* _GIVEN PROBLEM_: Write out the material exactly, leaving every picture behind.

─── DATA EXTRACT ───

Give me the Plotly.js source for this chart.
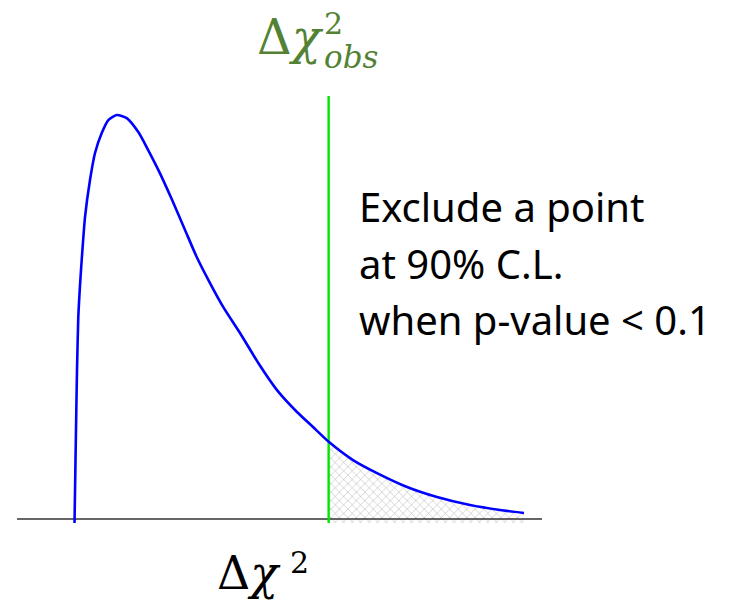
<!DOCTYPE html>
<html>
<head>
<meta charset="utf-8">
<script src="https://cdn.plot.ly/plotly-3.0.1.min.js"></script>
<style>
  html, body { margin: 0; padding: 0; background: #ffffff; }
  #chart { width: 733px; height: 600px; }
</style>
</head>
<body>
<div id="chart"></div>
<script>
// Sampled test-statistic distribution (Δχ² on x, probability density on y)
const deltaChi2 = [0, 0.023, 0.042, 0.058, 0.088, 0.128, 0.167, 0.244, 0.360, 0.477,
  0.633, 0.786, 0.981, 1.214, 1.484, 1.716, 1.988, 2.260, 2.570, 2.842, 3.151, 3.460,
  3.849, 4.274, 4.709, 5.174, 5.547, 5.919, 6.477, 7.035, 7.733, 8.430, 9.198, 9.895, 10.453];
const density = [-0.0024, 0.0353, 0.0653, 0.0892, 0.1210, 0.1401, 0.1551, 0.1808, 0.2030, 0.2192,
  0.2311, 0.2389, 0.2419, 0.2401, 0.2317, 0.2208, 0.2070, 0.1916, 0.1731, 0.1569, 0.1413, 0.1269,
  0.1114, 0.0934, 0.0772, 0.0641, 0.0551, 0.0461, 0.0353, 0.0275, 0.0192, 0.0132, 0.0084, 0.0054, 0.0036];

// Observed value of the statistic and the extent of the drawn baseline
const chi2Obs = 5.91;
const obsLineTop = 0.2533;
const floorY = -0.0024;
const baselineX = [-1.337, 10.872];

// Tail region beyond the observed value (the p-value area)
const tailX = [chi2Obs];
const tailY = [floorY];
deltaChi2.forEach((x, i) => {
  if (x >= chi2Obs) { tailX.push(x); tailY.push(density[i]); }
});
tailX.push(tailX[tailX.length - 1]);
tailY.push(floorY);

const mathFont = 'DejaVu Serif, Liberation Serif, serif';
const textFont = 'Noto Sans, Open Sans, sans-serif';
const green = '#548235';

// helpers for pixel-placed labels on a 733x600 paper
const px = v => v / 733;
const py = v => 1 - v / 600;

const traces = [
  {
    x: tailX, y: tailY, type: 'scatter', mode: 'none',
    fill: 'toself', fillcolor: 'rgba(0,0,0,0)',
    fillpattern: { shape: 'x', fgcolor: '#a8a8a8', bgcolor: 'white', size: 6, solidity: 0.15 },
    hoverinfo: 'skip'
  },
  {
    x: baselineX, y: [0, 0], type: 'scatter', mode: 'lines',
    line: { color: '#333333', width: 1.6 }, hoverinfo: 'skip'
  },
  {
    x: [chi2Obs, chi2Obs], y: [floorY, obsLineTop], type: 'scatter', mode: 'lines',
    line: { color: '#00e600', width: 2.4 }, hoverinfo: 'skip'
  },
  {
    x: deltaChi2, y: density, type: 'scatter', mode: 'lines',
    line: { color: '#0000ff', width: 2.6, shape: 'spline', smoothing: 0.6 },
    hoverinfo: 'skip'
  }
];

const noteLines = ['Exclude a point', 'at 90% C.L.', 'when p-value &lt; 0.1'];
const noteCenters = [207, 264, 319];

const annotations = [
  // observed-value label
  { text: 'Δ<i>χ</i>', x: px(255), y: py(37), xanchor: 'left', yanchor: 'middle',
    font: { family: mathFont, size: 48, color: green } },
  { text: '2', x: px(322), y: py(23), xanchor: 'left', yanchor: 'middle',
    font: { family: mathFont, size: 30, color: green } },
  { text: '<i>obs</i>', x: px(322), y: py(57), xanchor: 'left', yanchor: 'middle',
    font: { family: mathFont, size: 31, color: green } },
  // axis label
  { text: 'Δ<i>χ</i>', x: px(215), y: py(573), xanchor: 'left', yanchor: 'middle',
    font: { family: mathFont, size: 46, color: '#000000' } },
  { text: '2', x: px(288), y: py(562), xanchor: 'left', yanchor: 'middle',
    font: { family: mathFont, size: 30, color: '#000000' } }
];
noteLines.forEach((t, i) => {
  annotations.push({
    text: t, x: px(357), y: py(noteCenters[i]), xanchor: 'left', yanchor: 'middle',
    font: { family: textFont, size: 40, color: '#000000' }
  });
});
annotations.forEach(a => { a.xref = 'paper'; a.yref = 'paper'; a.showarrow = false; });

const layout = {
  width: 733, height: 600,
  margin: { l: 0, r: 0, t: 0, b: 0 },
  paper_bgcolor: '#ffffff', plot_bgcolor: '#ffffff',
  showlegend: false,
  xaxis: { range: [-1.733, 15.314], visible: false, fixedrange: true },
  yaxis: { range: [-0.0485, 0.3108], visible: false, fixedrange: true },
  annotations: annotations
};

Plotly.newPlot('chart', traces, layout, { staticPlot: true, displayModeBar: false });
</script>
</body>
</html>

───

* _SOLUTION FOR THIS PROBLEM_:
Give me the Plotly.js source for this chart.
<!DOCTYPE html>
<html>
<head>
<meta charset="utf-8">
<script src="https://cdn.plot.ly/plotly-3.0.1.min.js"></script>
<style>
  html, body { margin: 0; padding: 0; background: #ffffff; }
  #chart { width: 733px; height: 600px; }
</style>
</head>
<body>
<div id="chart"></div>
<script>
// Sampled test-statistic distribution (Δχ² on x, probability density on y)
const deltaChi2 = [0, 0.023, 0.042, 0.058, 0.088, 0.128, 0.167, 0.244, 0.360, 0.477,
  0.633, 0.786, 0.981, 1.214, 1.484, 1.716, 1.988, 2.260, 2.570, 2.842, 3.151, 3.460,
  3.849, 4.274, 4.709, 5.174, 5.547, 5.919, 6.477, 7.035, 7.733, 8.430, 9.198, 9.895, 10.453];
const density = [-0.0024, 0.0353, 0.0653, 0.0892, 0.1210, 0.1401, 0.1551, 0.1808, 0.2030, 0.2192,
  0.2311, 0.2389, 0.2419, 0.2401, 0.2317, 0.2208, 0.2070, 0.1916, 0.1731, 0.1569, 0.1413, 0.1269,
  0.1114, 0.0934, 0.0772, 0.0641, 0.0551, 0.0461, 0.0353, 0.0275, 0.0192, 0.0132, 0.0084, 0.0054, 0.0036];

// Observed value of the statistic and the extent of the drawn baseline
const chi2Obs = 5.91;
const obsLineTop = 0.2533;
const floorY = -0.0024;
const baselineX = [-1.337, 10.872];

// Tail region beyond the observed value (the p-value area)
const tailX = [chi2Obs];
const tailY = [floorY];
deltaChi2.forEach((x, i) => {
  if (x >= chi2Obs) { tailX.push(x); tailY.push(density[i]); }
});
tailX.push(tailX[tailX.length - 1]);
tailY.push(floorY);

const mathFont = 'DejaVu Serif, Liberation Serif, serif';
const textFont = 'Noto Sans, Open Sans, sans-serif';
const green = '#548235';

// helpers for pixel-placed labels on a 733x600 paper
const px = v => v / 733;
const py = v => 1 - v / 600;

const traces = [
  {
    x: tailX, y: tailY, type: 'scatter', mode: 'none',
    fill: 'toself', fillcolor: 'rgba(0,0,0,0)',
    fillpattern: { shape: 'x', fgcolor: '#a8a8a8', bgcolor: 'white', size: 6, solidity: 0.15 },
    hoverinfo: 'skip'
  },
  {
    x: baselineX, y: [0, 0], type: 'scatter', mode: 'lines',
    line: { color: '#333333', width: 1.6 }, hoverinfo: 'skip'
  },
  {
    x: [chi2Obs, chi2Obs], y: [floorY, obsLineTop], type: 'scatter', mode: 'lines',
    line: { color: '#00e600', width: 2.4 }, hoverinfo: 'skip'
  },
  {
    x: deltaChi2, y: density, type: 'scatter', mode: 'lines',
    line: { color: '#0000ff', width: 2.6, shape: 'spline', smoothing: 0.6 },
    hoverinfo: 'skip'
  }
];

const noteLines = ['Exclude a point', 'at 90% C.L.', 'when p-value &lt; 0.1'];
const noteCenters = [207, 264, 319];

const annotations = [
  // observed-value label
  { text: 'Δ<i>χ</i>', x: px(255), y: py(37), xanchor: 'left', yanchor: 'middle',
    font: { family: mathFont, size: 48, color: green } },
  { text: '2', x: px(322), y: py(23), xanchor: 'left', yanchor: 'middle',
    font: { family: mathFont, size: 30, color: green } },
  { text: '<i>obs</i>', x: px(322), y: py(57), xanchor: 'left', yanchor: 'middle',
    font: { family: mathFont, size: 31, color: green } },
  // axis label
  { text: 'Δ<i>χ</i>', x: px(215), y: py(573), xanchor: 'left', yanchor: 'middle',
    font: { family: mathFont, size: 46, color: '#000000' } },
  { text: '2', x: px(288), y: py(562), xanchor: 'left', yanchor: 'middle',
    font: { family: mathFont, size: 30, color: '#000000' } }
];
noteLines.forEach((t, i) => {
  annotations.push({
    text: t, x: px(357), y: py(noteCenters[i]), xanchor: 'left', yanchor: 'middle',
    font: { family: textFont, size: 40, color: '#000000' }
  });
});
annotations.forEach(a => { a.xref = 'paper'; a.yref = 'paper'; a.showarrow = false; });

const layout = {
  width: 733, height: 600,
  margin: { l: 0, r: 0, t: 0, b: 0 },
  paper_bgcolor: '#ffffff', plot_bgcolor: '#ffffff',
  showlegend: false,
  xaxis: { range: [-1.733, 15.314], visible: false, fixedrange: true },
  yaxis: { range: [-0.0485, 0.3108], visible: false, fixedrange: true },
  annotations: annotations
};

Plotly.newPlot('chart', traces, layout, { staticPlot: true, displayModeBar: false });
</script>
</body>
</html>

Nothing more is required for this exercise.